▼▼▼

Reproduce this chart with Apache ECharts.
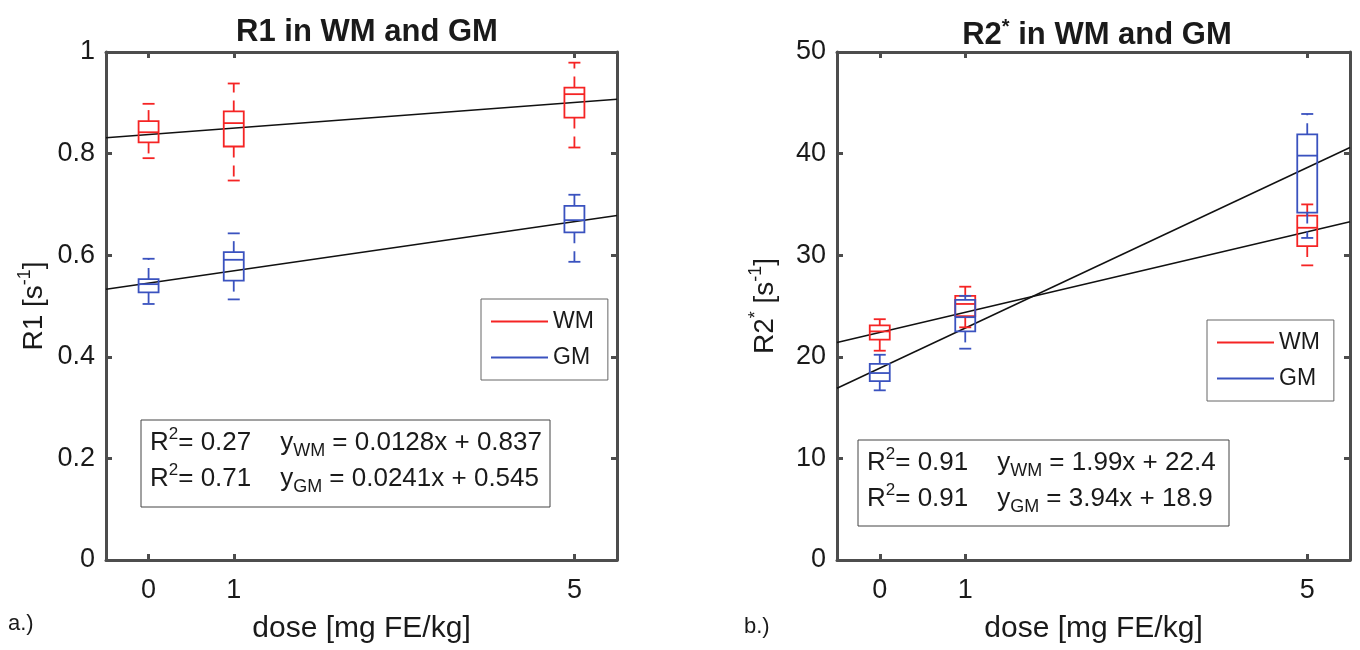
<!DOCTYPE html>
<html>
<head>
<meta charset="utf-8">
<script src="https://cdn.jsdelivr.net/npm/echarts@6/dist/echarts.min.js"></script>
<style>
html,body{margin:0;padding:0;background:#fff;}
#chart{width:1360px;height:650px;}
</style>
</head>
<body>
<div id="chart"></div>
<script>
// ---- data ----
const doses = [0, 1, 5];
const xTickValues = [0, 1, 5];
// [min, q1, median, q3, max]
const r1WM = [[0.791,0.822,0.842,0.864,0.898],[0.747,0.814,0.860,0.883,0.938],[0.812,0.871,0.917,0.930,0.979]];
const r1GM = [[0.504,0.527,0.543,0.553,0.593],[0.513,0.550,0.591,0.606,0.643],[0.587,0.645,0.669,0.697,0.719]];
const r2WM = [[20.6,21.7,22.5,23.1,23.7],[22.9,24.0,25.2,26.0,26.9],[29.0,30.9,32.7,33.9,35.0]];
const r2GM = [[16.7,17.6,18.4,19.3,20.2],[20.8,22.5,23.9,25.6,26.0],[31.7,34.2,39.8,41.9,43.9]];
// regression line end points (x = -0.5 and x = 5.5)
const fitX = [-0.5, 5.5];
const r1FitWM = [0.831, 0.907];
const r1FitGM = [0.533, 0.678];
const r2FitWM = [21.4, 33.3];
const r2FitGM = [16.9, 40.6];
const annotR1 = ['R{sup|2}= 0.27    y{sub|WM} = 0.0128x + 0.837', 'R{sup|2}= 0.71    y{sub|GM} = 0.0241x + 0.545'];
const annotR2 = ['R{sup|2}= 0.91    y{sub|WM} = 1.99x + 22.4', 'R{sup|2}= 0.91    y{sub|GM} = 3.94x + 18.9'];

const RED = '#f52424';
const BLUE = '#3a52bf';
const AX = '#4d4d4d';
const FONT = '"Liberation Sans", Arial, Helvetica, sans-serif';

function boxRender(params, api) {
  const x = api.value(0);
  const v = [1,2,3,4,5].map(i => api.value(i));
  const px = api.coord([x, v[0]])[0];
  const y = v.map(val => api.coord([x, val])[1]);
  const hw = 10, cw = 6;
  const color = api.visual('color');
  const st = {stroke: color, fill: null, lineWidth: 1.8};
  const dash = {stroke: color, fill: null, lineWidth: 1.8, lineDash: [11, 8]};
  return {type: 'group', children: [
    {type:'rect', shape:{x:px-hw, y:y[3], width:2*hw, height:y[1]-y[3]}, style: st},
    {type:'line', shape:{x1:px-hw, y1:y[2], x2:px+hw, y2:y[2]}, style: st},
    {type:'line', shape:{x1:px, y1:y[3], x2:px, y2:y[4]}, style: dash},
    {type:'line', shape:{x1:px, y1:y[1], x2:px, y2:y[0]}, style: dash},
    {type:'line', shape:{x1:px-cw, y1:y[4], x2:px+cw, y2:y[4]}, style: st},
    {type:'line', shape:{x1:px-cw, y1:y[0], x2:px+cw, y2:y[0]}, style: st}
  ]};
}

function boxSeries(name, arr, color, gi) {
  return {
    type: 'custom', name: name, xAxisIndex: gi*2, yAxisIndex: gi*2,
    itemStyle: {color: color},
    renderItem: boxRender,
    encode: {x: 0, y: [1,2,3,4,5]},
    data: doses.map((d, i) => [d].concat(arr[i])),
    z: 3, silent: true
  };
}
function fitSeries(vals, gi) {
  return {
    type: 'line', xAxisIndex: gi*2, yAxisIndex: gi*2, symbol: 'none',
    lineStyle: {color: '#111', width: 1.5}, silent: true, z: 2,
    data: fitX.map((x, i) => [x, vals[i]])
  };
}

const supRich = {
  sup: {fontSize: 17, verticalAlign: 'top', lineHeight: 34, fontFamily: FONT, color: '#1a1a1a'},
  sub: {fontSize: 18, verticalAlign: 'bottom', lineHeight: 34, fontFamily: FONT, color: '#1a1a1a'}
};

function xAxes(gi) {
  const common = {
    gridIndex: gi, type: 'value', min: -0.5, max: 5.5,
    axisLine: {show: true, onZero: false, lineStyle: {color: AX, width: 3}},
    axisTick: {show: true, inside: true, length: 6, customValues: xTickValues, lineStyle: {color: AX, width: 3}},
    splitLine: {show: false}
  };
  return [
    Object.assign({}, common, {
      position: 'bottom',
      axisLabel: {show: true, customValues: xTickValues, margin: 17, fontSize: 27, color: '#1a1a1a', fontFamily: FONT},
      name: 'dose [mg FE/kg]', nameLocation: 'middle', nameGap: 54,
      nameTextStyle: {fontSize: 30, color: '#1a1a1a', fontFamily: FONT}
    }),
    Object.assign({}, common, {position: 'top', axisLabel: {show: false}})
  ];
}
function yAxes(gi, max, interval, nameRich) {
  const common = {
    gridIndex: gi, type: 'value', min: 0, max: max, interval: interval,
    axisLine: {show: true, onZero: false, lineStyle: {color: AX, width: 3}},
    axisTick: {show: true, inside: true, length: 6, lineStyle: {color: AX, width: 3}},
    splitLine: {show: false}
  };
  return [
    Object.assign({}, common, {
      position: 'left',
      axisLabel: {show: true, margin: 11, fontSize: 27, color: '#1a1a1a', fontFamily: FONT},
      name: nameRich, nameLocation: 'middle', nameGap: 54,
      nameTextStyle: {fontSize: 28, color: '#1a1a1a', fontFamily: FONT,
        rich: {sup: {fontSize: 18, verticalAlign: 'top', lineHeight: 36, fontFamily: FONT, color: '#1a1a1a'}}}
    }),
    Object.assign({}, common, {position: 'right', axisLabel: {show: false}})
  ];
}

function legendAt(left, top) {
  return {
    left: left, top: top, orient: 'vertical', icon: 'rect',
    itemWidth: 57, itemHeight: 2, itemGap: 13,
    padding: [11, 14, 11, 10],
    borderColor: '#666', borderWidth: 1, backgroundColor: '#fff',
    selectedMode: false,
    textStyle: {fontSize: 23, lineHeight: 22, color: '#1a1a1a', fontFamily: FONT},
    data: [{name: 'WM', itemStyle: {color: RED}}, {name: 'GM', itemStyle: {color: BLUE}}]
  };
}

function annot(x, y, w, h, lines) {
  const els = [{type: 'rect', shape: {x: x, y: y, width: w, height: h},
    style: {fill: '#fff', stroke: '#444', lineWidth: 1}, z: 10}];
  lines.forEach((t, i) => {
    els.push({type: 'text', x: x + 9, y: y + 23 + i * 36, z: 11,
      style: {text: t, fontSize: 26, fontFamily: FONT, fill: '#1a1a1a',
        verticalAlign: 'middle', align: 'left',
        rich: supRich}});
  });
  return els;
}

const option = {
  animation: false,
  backgroundColor: '#fff',
  title: [
    {text: 'R1 in WM and GM', left: 362, top: 12, textAlign: 'center',
      textStyle: {fontSize: 31, fontWeight: 'bold', color: '#1a1a1a', fontFamily: FONT}},
    {text: 'R2{sup|*} in WM and GM', left: 1092, top: 12, textAlign: 'center',
      textStyle: {fontSize: 31, fontWeight: 'bold', color: '#1a1a1a', fontFamily: FONT,
        rich: {sup: {fontSize: 20, fontWeight: 'bold', verticalAlign: 'top', lineHeight: 36, fontFamily: FONT, color: '#1a1a1a'}}}}
  ],
  grid: [
    {left: 106, right: 743, top: 52, bottom: 90},
    {left: 837, right: 10, top: 52, bottom: 90}
  ],
  xAxis: xAxes(0).concat(xAxes(1)),
  yAxis: yAxes(0, 1, 0.2, 'R1 [s{sup|-1}]').concat(yAxes(1, 50, 10, 'R2{sup|*} [s{sup|-1}]')),
  legend: [legendAt(481, 299), legendAt(1207, 320)],
  series: [
    fitSeries(r1FitWM, 0), fitSeries(r1FitGM, 0),
    fitSeries(r2FitWM, 1), fitSeries(r2FitGM, 1),
    boxSeries('WM', r1WM, RED, 0), boxSeries('GM', r1GM, BLUE, 0),
    boxSeries('WM', r2WM, RED, 1), boxSeries('GM', r2GM, BLUE, 1)
  ],
  graphic: [].concat(
    annot(141, 420, 409, 87, annotR1),
    annot(858, 440, 371, 86, annotR2),
    [
      {type: 'text', x: 8, y: 624, style: {text: 'a.)', fontSize: 22, fontFamily: FONT, fill: '#1a1a1a', verticalAlign: 'middle'}},
      {type: 'text', x: 744, y: 627, style: {text: 'b.)', fontSize: 22, fontFamily: FONT, fill: '#1a1a1a', verticalAlign: 'middle'}}
    ]
  )
};

const chart = echarts.init(document.getElementById('chart'), null, {renderer: 'canvas'});
chart.setOption(option);
</script>
</body>
</html>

▲▲▲

Restate the material word for word from its first line through the line containing "3.94x + 18.9'];", both included; the pictures do not belong in it.

Reproduce this chart with Apache ECharts.
<!DOCTYPE html>
<html>
<head>
<meta charset="utf-8">
<script src="https://cdn.jsdelivr.net/npm/echarts@6/dist/echarts.min.js"></script>
<style>
html,body{margin:0;padding:0;background:#fff;}
#chart{width:1360px;height:650px;}
</style>
</head>
<body>
<div id="chart"></div>
<script>
// ---- data ----
const doses = [0, 1, 5];
const xTickValues = [0, 1, 5];
// [min, q1, median, q3, max]
const r1WM = [[0.791,0.822,0.842,0.864,0.898],[0.747,0.814,0.860,0.883,0.938],[0.812,0.871,0.917,0.930,0.979]];
const r1GM = [[0.504,0.527,0.543,0.553,0.593],[0.513,0.550,0.591,0.606,0.643],[0.587,0.645,0.669,0.697,0.719]];
const r2WM = [[20.6,21.7,22.5,23.1,23.7],[22.9,24.0,25.2,26.0,26.9],[29.0,30.9,32.7,33.9,35.0]];
const r2GM = [[16.7,17.6,18.4,19.3,20.2],[20.8,22.5,23.9,25.6,26.0],[31.7,34.2,39.8,41.9,43.9]];
// regression line end points (x = -0.5 and x = 5.5)
const fitX = [-0.5, 5.5];
const r1FitWM = [0.831, 0.907];
const r1FitGM = [0.533, 0.678];
const r2FitWM = [21.4, 33.3];
const r2FitGM = [16.9, 40.6];
const annotR1 = ['R{sup|2}= 0.27    y{sub|WM} = 0.0128x + 0.837', 'R{sup|2}= 0.71    y{sub|GM} = 0.0241x + 0.545'];
const annotR2 = ['R{sup|2}= 0.91    y{sub|WM} = 1.99x + 22.4', 'R{sup|2}= 0.91    y{sub|GM} = 3.94x + 18.9'];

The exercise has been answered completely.